RECORDED INFORMATION:
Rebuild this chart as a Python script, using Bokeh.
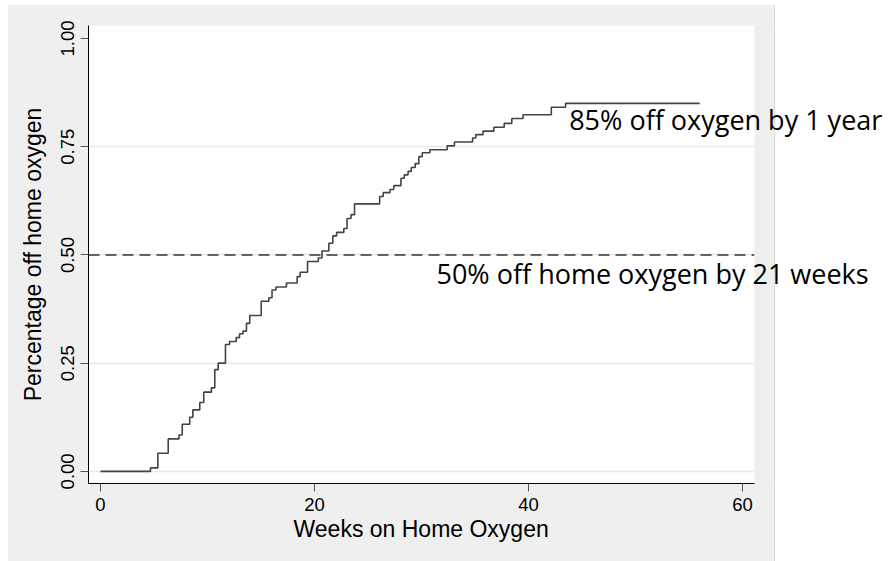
from bokeh.plotting import figure
from bokeh.models import Label, FixedTicker, Range1d, NumeralTickFormatter, Title
from bokeh.embed import file_html
from bokeh.resources import INLINE

# Kaplan-Meier style step data (weeks on home oxygen vs proportion off oxygen)
weeks = [0, 4.67, 5.36, 6.33, 7.34, 7.64, 8.34, 8.63, 9.28, 9.65, 10.36,
         10.68, 11.00, 11.68, 12.06, 12.68, 12.99, 13.32, 13.64, 13.95, 15.02,
         15.73, 16.03, 16.40, 17.38, 18.38, 18.66, 19.35, 20.35, 20.70, 21.34,
         21.71, 22.06, 22.74, 23.04, 23.41, 23.74, 26.09, 26.42, 27.06, 27.41,
         28.08, 28.39, 28.74, 29.04, 29.41, 29.75, 30.07, 30.78, 32.40, 33.08,
         34.77, 35.07, 35.75, 36.76, 37.73, 38.44, 39.49, 42.13, 43.46, 56.0]
prop_off = [0, 0.008, 0.042, 0.075, 0.084, 0.109, 0.125, 0.142, 0.159, 0.183, 0.193,
            0.235, 0.250, 0.293, 0.300, 0.309, 0.318, 0.324, 0.342, 0.360, 0.393,
            0.401, 0.419, 0.426, 0.435, 0.450, 0.460, 0.485, 0.493, 0.509, 0.527,
            0.544, 0.552, 0.561, 0.584, 0.593, 0.618, 0.635, 0.644, 0.651, 0.660,
            0.677, 0.685, 0.693, 0.702, 0.711, 0.727, 0.736, 0.743, 0.752, 0.761,
            0.770, 0.778, 0.786, 0.795, 0.804, 0.815, 0.824, 0.841, 0.850, 0.850]

x_ticks = [0, 20, 40, 60]
y_ticks = [0, 0.25, 0.5, 0.75, 1.0]
grid_ticks = [0, 0.25, 0.5, 0.75]
median_level = 0.5
x_title = "Weeks on Home Oxygen"
y_title = "Percentage off home oxygen"
note_85 = "85% off oxygen by 1 year"
note_85_pos = (43.8, 0.812)
note_50 = "50% off home oxygen by 21 weeks"
note_50_pos = (31.4, 0.458)

# plot region bounds (data units) and the extra room on the right for the notes
x_lo, x_hi = -1.12, 61.1
panel_edge = 63.0
x_view_hi = 73.64
y_lo, y_hi = -0.028, 1.03

GREY = "#efefef"
bg = ("linear-gradient(to bottom, #ffffff 0px, #ffffff 5px, transparent 5px), "
      "linear-gradient(to right, #ffffff 0px, #ffffff 8px, " + GREY + " 8px, " + GREY +
      " 774px, #d9d9d9 774px, #d9d9d9 775px, #ffffff 775px)")

p = figure(width=888, height=561, output_backend="svg", toolbar_location=None,
           x_range=Range1d(x_lo, x_view_hi), y_range=Range1d(y_lo, y_hi),
           min_border_left=88, min_border_right=0, min_border_top=25,
           min_border_bottom=78,
           background_fill_color="white", border_fill_color=None,
           styles={"background": bg})
p.outline_line_color = None

p.xgrid.visible = False
p.ygrid.ticker = FixedTicker(ticks=grid_ticks)
p.ygrid.grid_line_color = "#e8e8e8"
p.ygrid.grid_line_width = 1.5

p.xaxis.ticker = FixedTicker(ticks=x_ticks)
p.xaxis.bounds = (x_lo, x_hi)
p.yaxis.ticker = FixedTicker(ticks=y_ticks)
p.yaxis.formatter = NumeralTickFormatter(format="0.00")
p.yaxis.major_label_orientation = "vertical"

for ax in (p.xaxis[0], p.yaxis[0]):
    ax.axis_line_color = "black"
    ax.axis_line_width = 1
    ax.major_tick_in = 0
    ax.major_tick_out = 8
    ax.major_tick_line_color = "#555555"
    ax.minor_tick_line_color = None
    ax.major_label_text_font = "Liberation Sans"
    ax.major_label_text_font_size = "18.5px"
    ax.major_label_text_color = "black"
    ax.axis_label_text_font = "Liberation Sans"
    ax.axis_label_text_font_size = "23px"
    ax.axis_label_text_font_style = "normal"
    ax.axis_label_text_color = "black"

p.yaxis.axis_label = y_title
p.xaxis.major_label_standoff = 6
p.yaxis.major_label_standoff = 6
p.yaxis.axis_label_standoff = 13

# x-axis title centred under the plot region (not under the notes area)
p.add_layout(Title(text=x_title, align="left", offset=205, standoff=0,
                   text_font="Liberation Sans", text_font_size="23px",
                   text_font_style="normal", text_color="black"), "below")

# grey strip of the panel and white page area right of the plot region
p.quad(left=[x_hi, panel_edge], right=[panel_edge, x_view_hi + 5],
       bottom=[y_lo - 1] * 2, top=[y_hi + 1] * 2,
       fill_color=[GREY, "#ffffff"], line_color=None)
p.segment(x0=[panel_edge], x1=[panel_edge], y0=[y_lo - 1], y1=[y_hi + 1],
          line_color="#d9d9d9", line_width=1)

# dashed reference line at 50%
p.line([x_lo, x_hi], [median_level, median_level], line_color="#333333",
       line_width=1.5, line_dash="11 6")

p.step(weeks, prop_off, mode="after", line_color="#444444", line_width=1.6)

for txt, pos in ((note_85, note_85_pos), (note_50, note_50_pos)):
    p.add_layout(Label(x=pos[0], y=pos[1], text=txt, text_font="Open Sans",
                       text_font_size="27px", text_color="black",
                       text_align="left", text_baseline="alphabetic"))

open("out.html", "w").write(file_html(p, INLINE))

YOUR OBJECTIVE: Transcribe exactly, with no pictures, the lines running from the first line of the material through the line holding "from bokeh.resources import INLINE".

PROBLEM SOLUTION:
Rebuild this chart as a Python script, using Bokeh.
from bokeh.plotting import figure
from bokeh.models import Label, FixedTicker, Range1d, NumeralTickFormatter, Title
from bokeh.embed import file_html
from bokeh.resources import INLINE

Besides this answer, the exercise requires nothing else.